ICT scams: Corruption in the supposed digital age

Have you heard of that computer scam in the making during the election campaign period in April last year? Yes, that was about the bungled acquisition in Albay of Department of Education’s 600 computer units for the price of P150M, or P250,000 per unit. Not too expensive, right?

Thanks to media’s early discovery of this irregularity, the supposed bidding process was pre-empted and therefore botched. (Whatever happened to the P150M then? That’s a question worth more than P150M.)

Had the “acquisition” pushed through, the money would have gone to the “right” hands. And that would have complemented the fertilizer and hybrid-rice scams in the same period.

Later, this year, another scam, this time double-whammy, has hugged the headlines. And we’re not speaking of millions of pesos here, but millions of dollars. First, the $329-million contract between the Philippine government and Chinese corporation ZTE for the installation of a national broadband network connecting all government agencies. From this project, according to the DOTC, government can save P2.51 billion (annually?) compared to the present cost of all telecommunications amounting to P3.5 billion.

In addition, there’s also the $460-million contract again with ZTE for a cyber-education program, which according to inquirer.net’s report, aims “to set up television production and satellite broadcasting facilities at DepEd’s central office and satellite-based facilities in 26,618 schools nationwide, each of which will be provided with a multimedia classroom equipped with four television sets, two desktop computers and a printer. Fifteen- to 20-minute lectures conducted by education experts in all subjects for all grade or year levels will be aired live via satellite to all schools on 12 television channels.”

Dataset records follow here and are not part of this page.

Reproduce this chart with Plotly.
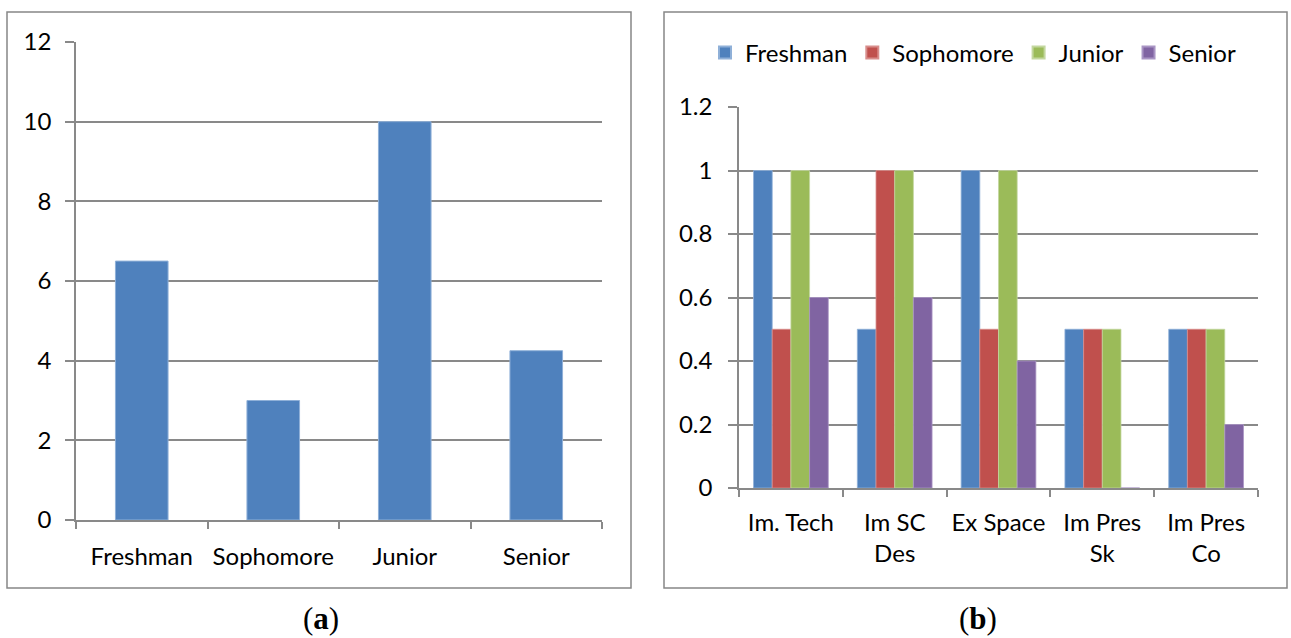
import plotly.graph_objects as go

W, H = 1291, 638

# Panel (a)
classes = ["Freshman", "Sophomore", "Junior", "Senior"]
class_values = [6.5, 3, 10, 4.25]

# Panel (b)
skills = ["Im. Tech", "Im SC<br>Des", "Ex Space", "Im Pres<br>Sk", "Im Pres<br>Co"]
freshman = [1, 0.5, 1, 0.5, 0.5]
sophomore = [0.5, 1, 0.5, 0.5, 0.5]
junior = [1, 1, 1, 0.5, 0.5]
senior = [0.6, 0.6, 0.4, 0, 0.2]

series_names = ["Freshman", "Sophomore", "Junior", "Senior"]
series_colors = ["#4F81BD", "#C0504D", "#9BBB59", "#8064A2"]
series_edges = ["#8fb0d8", "#d88d8b", "#c3d79f", "#a995c4"]

FONT = "Lato"
GRID = "#898989"

def px_x(v):
    return v / W

def px_y(v):
    return 1 - v / H

fig = go.Figure()

fig.add_trace(go.Bar(
    x=classes, y=class_values, xaxis="x", yaxis="y", width=0.4,
    marker=dict(color=series_colors[0], line=dict(color=series_edges[0], width=1)),
    showlegend=False,
))

for name, vals, col, edge in zip(series_names, [freshman, sophomore, junior, senior],
                                 series_colors, series_edges):
    fig.add_trace(go.Bar(
        x=skills, y=vals, name=name, xaxis="x2", yaxis="y2",
        marker=dict(color=col, line=dict(color=edge, width=0.8)),
    ))

axis_font = dict(family=FONT, size=24, color="#000000")

common_x = dict(
    showgrid=False, showline=True, linecolor=GRID, linewidth=1.5,
    ticks="outside", tickson="boundaries", ticklen=7, tickcolor=GRID, tickwidth=1.5,
    tickfont=axis_font, fixedrange=True, automargin=False,
)
common_y = dict(
    showgrid=True, gridcolor=GRID, gridwidth=1.5, zeroline=False,
    showline=True, linecolor=GRID, linewidth=1.5,
    ticks="outside", ticklen=9, tickcolor=GRID, tickwidth=1.5,
    tickfont=axis_font, fixedrange=True, automargin=False,
)

fig.update_layout(
    width=W, height=H,
    autosize=False,
    margin=dict(l=0, r=0, t=0, b=0, pad=0, autoexpand=False),
    paper_bgcolor="white", plot_bgcolor="white",
    barmode="group",
    bargap=0.28, bargroupgap=0,
    font=dict(family=FONT, size=24, color="#000000"),
    xaxis=dict(domain=[px_x(76), px_x(602)], anchor="y", ticklabelstandoff=14, **common_x),
    yaxis=dict(domain=[px_y(520), px_y(42)], anchor="x", range=[0, 12], dtick=2,
               ticklabelstandoff=9, **common_y),
    xaxis2=dict(domain=[px_x(739), px_x(1258)], anchor="y2", ticklabelstandoff=12, **common_x),
    yaxis2=dict(domain=[px_y(488), px_y(107)], anchor="x2", range=[0, 1.2], dtick=0.2,
                ticklabelstandoff=11, **common_y),
    legend=dict(
        orientation="h", x=px_x(705), y=px_y(53), xanchor="left", yanchor="middle",
        font=dict(family=FONT, size=24), bgcolor="rgba(0,0,0,0)",
        itemsizing="constant", tracegroupgap=0,
    ),
    showlegend=True,
)

shapes = []
for (x0, x1) in [(7, 631), (664, 1287)]:
    shapes.append(dict(type="rect", xref="paper", yref="paper",
                       x0=px_x(x0), x1=px_x(x1), y0=px_y(588), y1=px_y(12),
                       line=dict(color="#878787", width=1.5), fillcolor="rgba(0,0,0,0)",
                       layer="below"))
fig.update_layout(shapes=shapes)

for label, cx in [("a", 321), ("b", 978)]:
    fig.add_annotation(x=px_x(cx), y=0, xref="paper", yref="paper",
                       xanchor="center", yanchor="bottom",
                       text=f"(<b>{label}</b>)", showarrow=False,
                       font=dict(family="Liberation Serif", size=31, color="#000000"))

fig.write_html(
    "out.html",
    config={"displayModeBar": False},
    post_script="document.body.style.margin='0';document.body.style.overflow='hidden';",
)
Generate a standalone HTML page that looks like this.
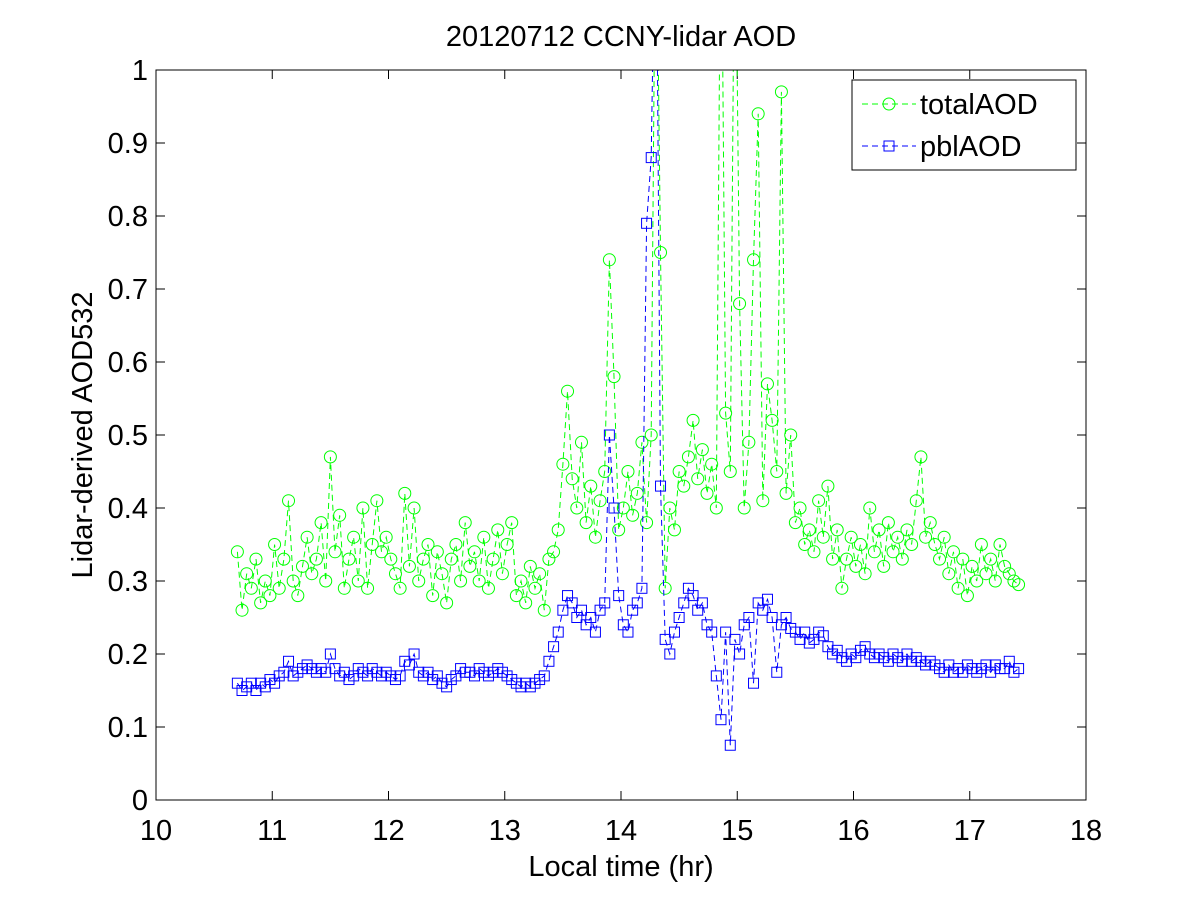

As ever, the government is currently subjected to public and later legal scrutiny for its alleged violation of anti-graft law and government procurement reform act. For the first, the violation was that government inked a deal during an election period. (The $329-million contract was signed on April 21, 2007 by DOTC Secretary Leandro Mendoza and Yu Yong, ZTE vice president, in ceremonies witnessed by President Gloria Macapagal-Arroyo in Boao, China.)

For the second, the violation was that the project did not undergo the tedious bidding process. Despite the two other NBN proposals that offered much lower cost, government still chose that of ZTE allegedly because of huge commission promised by the ZTE to the officials that worked for the deal.

Experts from UP and civil society organizations fear that these two projects will just become white elephants. They said that government does not have the capacity to run such ambitious projects. In the first place, they are not necessary.

So, there. Corruption in this supposed digital age. And it seems to mean that, unless corruption is nipped in the bud, the digital divide is here to stay.